Perhaps, Caroline, you can provide me with a spin-free answer to my question: “Is it appropriate that complaints about Fiona Cameron be adjudicated by Fiona Cameron?” The answer, of course, is no, though I imagine that a good spin doctor can come up with a semi-plausible reason why it is not inappropriate for Fiona to be investigating complaints about herself.
If senior management and the Board at Screen Australia have no interest in the facts and no concern that Fiona Cameron is (at least in her dealings with me) a liar, and if the Minister for the Arts is not concerned either, what happens if there is a major complaint about Screen Australia that relies, for its appropriate resolution, on Fiona Cameron’s honesty? My own complaint is (to all by myself) a minor one – one filmmaker treated shoddily by Screen Australia staff for having the temerity to insist on its behaving in a transparent and accountable manner. The problem for the industry, for the Australian tax-payers who fund it, is that there is no mechanism in place within the Department of the Prime Minister and Cabinet to deal with any serious breach of the APS Code of Conduct on the part of Fiona Cameron. Surely there should be in place some mechanism whereby lies such as Fiona Cameron tells (and to which Ruth Harley and the Screen Australia Board turn a bind eye) can be dealt with? In the SA autocracy, as it is currently structured, it would be all too easy for members of senior management and the Board to behave in a manner that abrogates the Public Service Code of Conduct in major and serious ways without there being any possibility of redress. Rumours abound as it is of such serious breaches but the Department of the Prime Minister and Cabinet does not have in place the mechanisms whereby such breaches can be dealt with impartially. Perhaps the rumours are just that. Scuttlebutt. The problem is that the Department of the Prime Minister and Cabinet not only do not have any mechanisms in place to investigate such breaches. Worse, it seems not to have any interest in doing so.
On 19th Nov I wrote the following to Mr Crean:
“I have written to you several times, Mr Crean, to complain of the lack of transparency and accountability within Screen Australia. The lack of it, apparent to all of us who work within the industry and to anyone who bothered to look at the facts, makes a mockery of the Labor government’s supposed commitment to transparency and accountability.”

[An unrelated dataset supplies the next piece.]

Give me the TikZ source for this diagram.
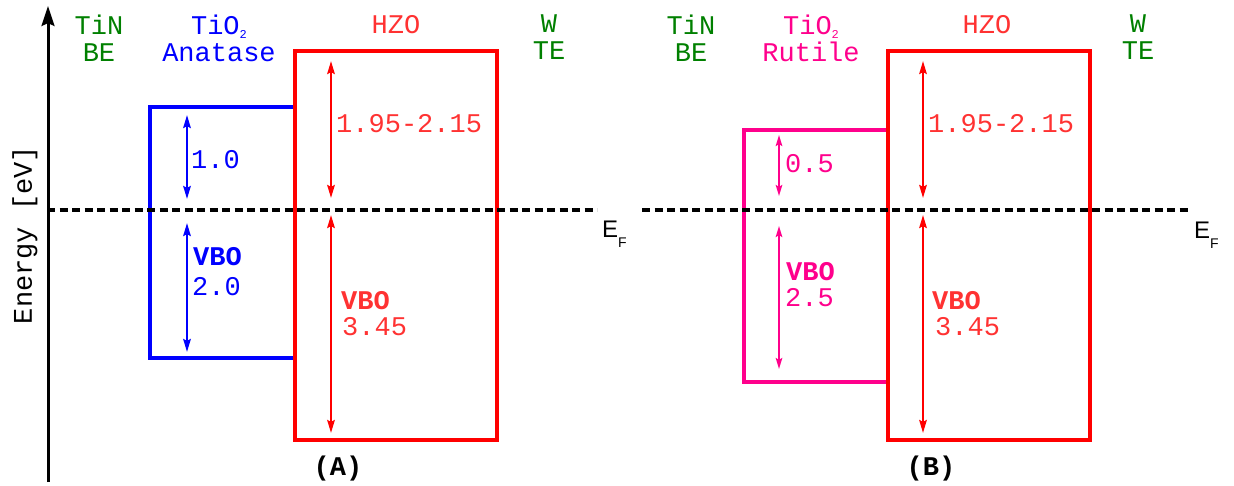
\documentclass[tikz,border=0pt]{standalone}
\usepackage{fontspec}
\usetikzlibrary{arrows.meta}
\newfontfamily\monofam{Liberation Mono}
\newfontfamily\sansfam{Liberation Sans}
\definecolor{tgreen}{RGB}{0,128,0}
\definecolor{tblue}{RGB}{0,0,255}
\definecolor{tred}{RGB}{255,0,0}
\definecolor{tredtxt}{RGB}{255,50,50}
\definecolor{tmag}{RGB}{255,0,140}
\newcommand{\bigmono}{\fontsize{27}{27}\selectfont\monofam}
\newcommand{\subtwo}{\raisebox{-4pt}{\fontsize{12}{12}\selectfont 2}}
\tikzset{
  hdr/.style={inner sep=0pt, anchor=north, align=center, font=\bigmono},
  lbl/.style={inner sep=0pt, anchor=base west, font=\bigmono},
  bandbox/.style={line width=3.5pt},
  dimarrow/.style={{Stealth[length=13pt,width=7.5pt,inset=2pt]}-{Stealth[length=13pt,width=7.5pt,inset=2pt]}, line width=2.4pt},
  smallarrow/.style={{Stealth[length=11pt,width=6.5pt,inset=2pt]}-{Stealth[length=11pt,width=6.5pt,inset=2pt]}, line width=2pt},
  fermi/.style={line width=3.2pt, dash pattern=on 8pt off 4.5pt},
  efl/.style={inner sep=0pt, anchor=base west, font=\fontsize{24}{24}\selectfont\sansfam},
  panel/.style={inner sep=0pt, anchor=base, font=\bigmono\bfseries}
}
\begin{document}
\begin{tikzpicture}[x=1pt,y=-1pt]
\useasboundingbox (0,0) rectangle (1234,485);
% axis
\coordinate (axb) at (48,482);
\coordinate (axt) at (48,6);
\draw[-{Stealth[length=20pt,width=13pt,inset=3pt]}, line width=3pt] (axb) -- (axt);
\node[rotate=90, inner sep=0pt, font=\bigmono] (energy) at (25,235) {Energy [eV]};

% ---------------- panel A ----------------
\node[hdr, text=tgreen] (tinA) at (99,15) {TiN\\BE};
\node[hdr, text=tblue] (tioA) at (219,15) {TiO\subtwo\\Anatase};
\node[hdr, text=tredtxt] (hzoA) at (396,15) {HZO};
\node[hdr, text=tgreen] (wA) at (549,15) {W\\TE};

\draw[bandbox, tblue] (150,107) rectangle (295,358);
\draw[bandbox, tred] (295,51) rectangle (497,440);

\coordinate (bAt1) at (187,115); \coordinate (bAb1) at (187,199);
\coordinate (bAt2) at (187,223); \coordinate (bAb2) at (187,352);
\draw[dimarrow, tblue] (bAt1) -- (bAb1);
\draw[dimarrow, tblue] (bAt2) -- (bAb2);
\coordinate (rAt1) at (331,61); \coordinate (rAb1) at (331,198);
\coordinate (rAt2) at (331,215); \coordinate (rAb2) at (331,433);
\draw[dimarrow, tred] (rAt1) -- (rAb1);
\draw[dimarrow, tred] (rAt2) -- (rAb2);

\node[lbl, text=tblue] (cbA) at (191,168) {1.0};
\node[lbl, text=tblue, font=\bigmono\bfseries] (vboA) at (193,265) {VBO};
\node[lbl, text=tblue] (vbvA) at (192,295) {2.0};
\node[lbl, text=tredtxt] (hcbA) at (336,132) {1.95-2.15};
\node[lbl, text=tredtxt, font=\bigmono\bfseries] (hvboA) at (341,309) {VBO};
\node[lbl, text=tredtxt] (hvbvA) at (342,335) {3.45};

\coordinate (fAl) at (47,210); \coordinate (fAr) at (597,210);
\draw[fermi] (fAl) -- (fAr);
\node[efl] (efA) at (602,237) {E\raisebox{-10pt}{\fontsize{14}{14}\selectfont F}};
\node[panel] (pA) at (338,475) {(A)};

% ---------------- panel B ----------------
\node[hdr, text=tgreen] (tinB) at (691,15) {TiN\\BE};
\node[hdr, text=tmag] (tioB) at (811,15) {TiO\subtwo\\Rutile};
\node[hdr, text=tredtxt] (hzoB) at (987,15) {HZO};
\node[hdr, text=tgreen] (wB) at (1138,15) {W\\TE};

\draw[bandbox, tmag] (744,130) rectangle (888,382);
\draw[bandbox, tred] (888,51) rectangle (1090,440);

\coordinate (mBt1) at (779,135); \coordinate (mBb1) at (779,196);
\coordinate (mBt2) at (779,226); \coordinate (mBb2) at (779,369);
\draw[smallarrow, tmag] (mBt1) -- (mBb1);
\draw[smallarrow, tmag] (mBt2) -- (mBb2);
\coordinate (rBt1) at (923,61); \coordinate (rBb1) at (923,198);
\coordinate (rBt2) at (923,215); \coordinate (rBb2) at (923,433);
\draw[dimarrow, tred] (rBt1) -- (rBb1);
\draw[dimarrow, tred] (rBt2) -- (rBb2);

\node[lbl, text=tmag] (cbB) at (785,172) {0.5};
\node[lbl, text=tmag, font=\bigmono\bfseries] (vboB) at (786,280) {VBO};
\node[lbl, text=tmag] (vbvB) at (785,306) {2.5};
\node[lbl, text=tredtxt] (hcbB) at (928,132) {1.95-2.15};
\node[lbl, text=tredtxt, font=\bigmono\bfseries] (hvboB) at (932,309) {VBO};
\node[lbl, text=tredtxt] (hvbvB) at (935,335) {3.45};

\coordinate (fBl) at (642,210); \coordinate (fBr) at (1190,210);
\draw[fermi] (fBl) -- (fBr);
\node[efl] (efB) at (1194,238) {E\raisebox{-10pt}{\fontsize{14}{14}\selectfont F}};
\node[panel] (pB) at (931,475) {(B)};
\end{tikzpicture}
\end{document}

I imagine that this letter will be responded to (if at all) with yet more spin. However, I would love to be surprised and to have my complaints deal with impartially by someone within the Department of the Prime Minister and Cabinet who lacks skills in the fields of spin but who has a commitment to making judgements based on facts.
In the interests of transparency I am copying this to all involved. If they wish to challenge the factual basis of anything I write here or have written previously, I hope they will. I doubt that they will, however, as what I write is based on facts – as anyone who bothered to look at the facts would realize.
If I do not get a satisfactory response from Mr Crean, I will address my next letter to the Prime Minister.
Rachel, no one at Screen Australia, at any point this past two years, has challenged the factual basis of any assertions I have made. What does this suggest to you? I could so easily have been shot down in flames at any point since Nov 2010 if Screen Australia had the evidence, the facts, to do so.